Two beautiful couple looking serious while discussing the map in front of them.
Photo Credit: 123RF.

Travel pace rarely gets discussed before a trip. One partner imagines full days of sightseeing. The other expects time to rest, wander, or sit quietly with coffee. Both assumptions feel reasonable. The problem is that neither is shared out loud.

Once the trip begins, pace becomes unavoidable. How early to start the day. How long to stay out. Whether to push through fatigue or slow down. These decisions surface quickly, often when energy is already low. Without agreement, frustration builds.

Pace affects more than schedules. It shapes mood, patience, and enjoyment. A fast pace can leave one partner feeling rushed and unheard. A slow pace can leave the other feeling bored or disappointed. When this mismatch goes unaddressed, small disagreements feel larger than they should.

Travel fatigue makes the issue worse. New environments, unfamiliar beds, and constant movement drain energy.
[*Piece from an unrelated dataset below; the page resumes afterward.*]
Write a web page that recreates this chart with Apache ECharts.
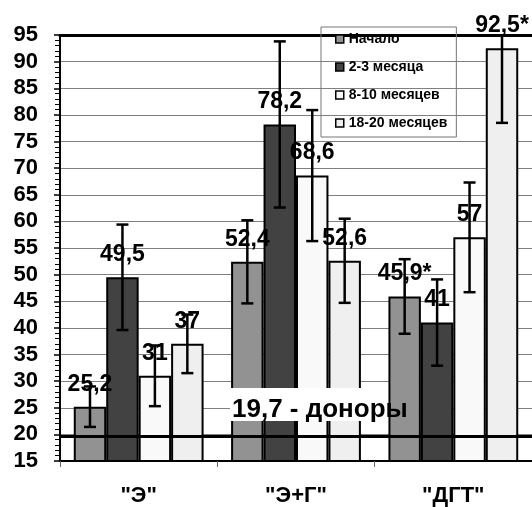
<!DOCTYPE html>
<html>
<head>
<meta charset="utf-8">
<script src="https://cdn.jsdelivr.net/npm/echarts@6/dist/echarts.min.js"></script>
<style>
  html, body { margin: 0; padding: 0; background: #ffffff; }
  #chart { width: 532px; height: 507px; }
</style>
</head>
<body>
<div id="chart"></div>
<script>
// Groups and periods
const categories = ['"Э"', '"Э+Г"', '"ДГТ"'];
const seriesNames = ['Начало', '2-3 месяца', '8-10 месяцев', '18-20 месяцев'];

// Mean values per period
const valuesStart = [25.2, 52.4, 45.9];
const values2to3 = [49.5, 78.2, 41];
const values8to10 = [31, 68.6, 57];
const values18to20 = [37, 52.6, 92.5];

// Error half-widths per period
const errStart = [3.8, 7.8, 7.0];
const err2to3 = [9.9, 15.6, 8.1];
const err8to10 = [5.7, 12.3, 10.3];
const err18to20 = [5.5, 7.9, 14.0];

// Values marked with an asterisk (significant difference)
const markStart = [false, false, true];
const mark2to3 = [false, false, false];
const mark8to10 = [false, false, false];
const mark18to20 = [false, false, true];

// Reference level for donors
const donorLevel = 19.7;
const donorText = '19,7 - доноры';

// Value axis range
const yMin = 15;
const yMax = 95;
const yStep = 5;

const FONT = '"Liberation Sans", Arial, sans-serif';
const CAT_GAP = 0.175;
const colors = ['#929292', '#424242', '#f9f9f9', '#efefef'];

const allValues = [valuesStart, values2to3, values8to10, values18to20];
const allErrors = [errStart, err2to3, err8to10, err18to20];
const allMarks = [markStart, mark2to3, mark8to10, mark18to20];

function fmt(v, marked) {
  return String(v).replace('.', ',') + (marked ? '*' : '');
}

function barSeries(k) {
  return {
    name: seriesNames[k],
    type: 'bar',
    data: allValues[k],
    barGap: '0%',
    barCategoryGap: (CAT_GAP * 100) + '%',
    itemStyle: { color: colors[k], borderColor: '#000', borderWidth: 2 },
    label: {
      show: true,
      position: 'top',
      distance: 11,
      formatter: p => fmt(p.value, allMarks[k][p.dataIndex]),
      fontSize: 23,
      fontWeight: 'bold',
      fontFamily: FONT,
      color: '#000'
    },
    z: 2
  };
}

function errorSeries(k) {
  const vals = allValues[k];
  const errs = allErrors[k];
  return {
    type: 'custom',
    silent: true,
    z: 5,
    encode: { x: 0, y: 1 },
    data: vals.map((v, i) => [i, v, errs[i]]),
    renderItem(params, api) {
      const ci = api.value(0);
      const v = api.value(1);
      const e = api.value(2);
      const band = api.size([1, 0])[0];
      const w = band * (1 - CAT_GAP) / 4;
      const cx = api.coord([ci, v])[0] - 2 * w + (k + 0.5) * w;
      const hi = Math.min(v + e, yMax);
      const lo = Math.max(v - e, yMin);
      const yHi = api.coord([ci, hi])[1];
      const yLo = api.coord([ci, lo])[1];
      const cap = 6;
      const st = { stroke: '#000', lineWidth: 2.5 };
      const children = [
        { type: 'line', shape: { x1: cx, y1: yHi, x2: cx, y2: yLo }, style: st },
        { type: 'line', shape: { x1: cx - cap, y1: yLo, x2: cx + cap, y2: yLo }, style: st }
      ];
      if (v + e <= yMax) {
        children.push({ type: 'line', shape: { x1: cx - cap, y1: yHi, x2: cx + cap, y2: yHi }, style: st });
      }
      return { type: 'group', children };
    }
  };
}

const chart = echarts.init(document.getElementById('chart'), null, { renderer: 'canvas' });

const series = [0, 1, 2, 3].map(barSeries)
  .concat([0, 1, 2, 3].map(errorSeries))
  .concat([{
    name: 'donors',
    type: 'line',
    data: [null, null, null],
    symbol: 'none',
    silent: true,
    z: 10,
    markLine: {
      silent: true,
      symbol: ['none', 'none'],
      animation: false,
      lineStyle: { color: '#000', width: 3, type: 'solid' },
      data: [{ yAxis: donorLevel }],
      label: {
        show: true,
        position: 'insideStartTop',
        distance: [170, 15],
        formatter: donorText,
        backgroundColor: '#fff',
        color: '#000',
        fontSize: 26,
        fontWeight: 'bold',
        fontFamily: FONT,
        lineHeight: 20,
        width: 156,
        overflow: 'none',
        padding: [12, 0, 1, 2]
      }
    }
  }]);

chart.setOption({
  animation: false,
  backgroundColor: '#fff',
  textStyle: { fontFamily: FONT },
  grid: { left: 60, right: 0, top: 35, bottom: 45, containLabel: false },
  legend: {
    data: seriesNames,
    orient: 'vertical',
    left: 321,
    top: 27,
    icon: 'rect',
    itemWidth: 8,
    itemHeight: 8,
    itemGap: 14,
    borderColor: '#777',
    borderWidth: 1,
    padding: [5, 9, 7, 14],
    itemStyle: { borderColor: '#000', borderWidth: 1.5 },
    textStyle: { fontSize: 14, lineHeight: 14, fontWeight: 'bold', color: '#000', fontFamily: FONT }
  },
  xAxis: [
    {
      type: 'category',
      data: categories,
      position: 'bottom',
      axisLine: { onZero: false, lineStyle: { color: '#000', width: 2 } },
      axisTick: { show: true, length: 6, lineStyle: { color: '#666', width: 1 } },
      axisLabel: { fontSize: 22, fontWeight: 'bold', color: '#000', margin: 24, fontFamily: FONT }
    },
    {
      type: 'category',
      data: categories,
      position: 'top',
      axisLine: { show: true, onZero: false, lineStyle: { color: '#000', width: 3 } },
      axisTick: { show: false },
      axisLabel: { show: false }
    }
  ],
  yAxis: {
    type: 'value',
    min: yMin,
    max: yMax,
    interval: yStep,
    axisLine: { show: true, lineStyle: { color: '#000', width: 2 } },
    axisTick: { show: true, length: 6, lineStyle: { color: '#000', width: 1.5 } },
    minorTick: { show: true, splitNumber: 5, length: 5, lineStyle: { color: '#000', width: 1 } },
    splitLine: { show: true, lineStyle: { color: '#808080', width: 1 } },
    axisLabel: { fontSize: 22, fontWeight: 'bold', color: '#000', margin: 22, fontFamily: FONT }
  },
  series: series
});
</script>
</body>
</html>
When couples ignore rest, irritation follows. What sounds like a disagreement about plans is often exhaustion speaking.

This stress is avoidable. Before traveling, couples benefit from a simple conversation. How many active days feel comfortable? How much downtime is needed? Is the trip meant to feel productive or restorative? There are no right answers. Only shared expectations.

During the trip, flexibility matters. Energy changes. The weather interferes. Listening becomes more important than sticking to a plan. Couples who adjust together tend to experience less tension and more enjoyment.

A picture of a pair of shoes laying relaxingly in the clean green grass.
Photo Credit: 123RF.

Pace may seem like a minor detail. It is not. It quietly influences how couples experience every moment of a trip. When expectations align, travel feels smoother. When they do not, stress appears quickly.

Addressing pace early does not limit a trip. It improves it. And it allows couples to return home with memories, not lingering frustration.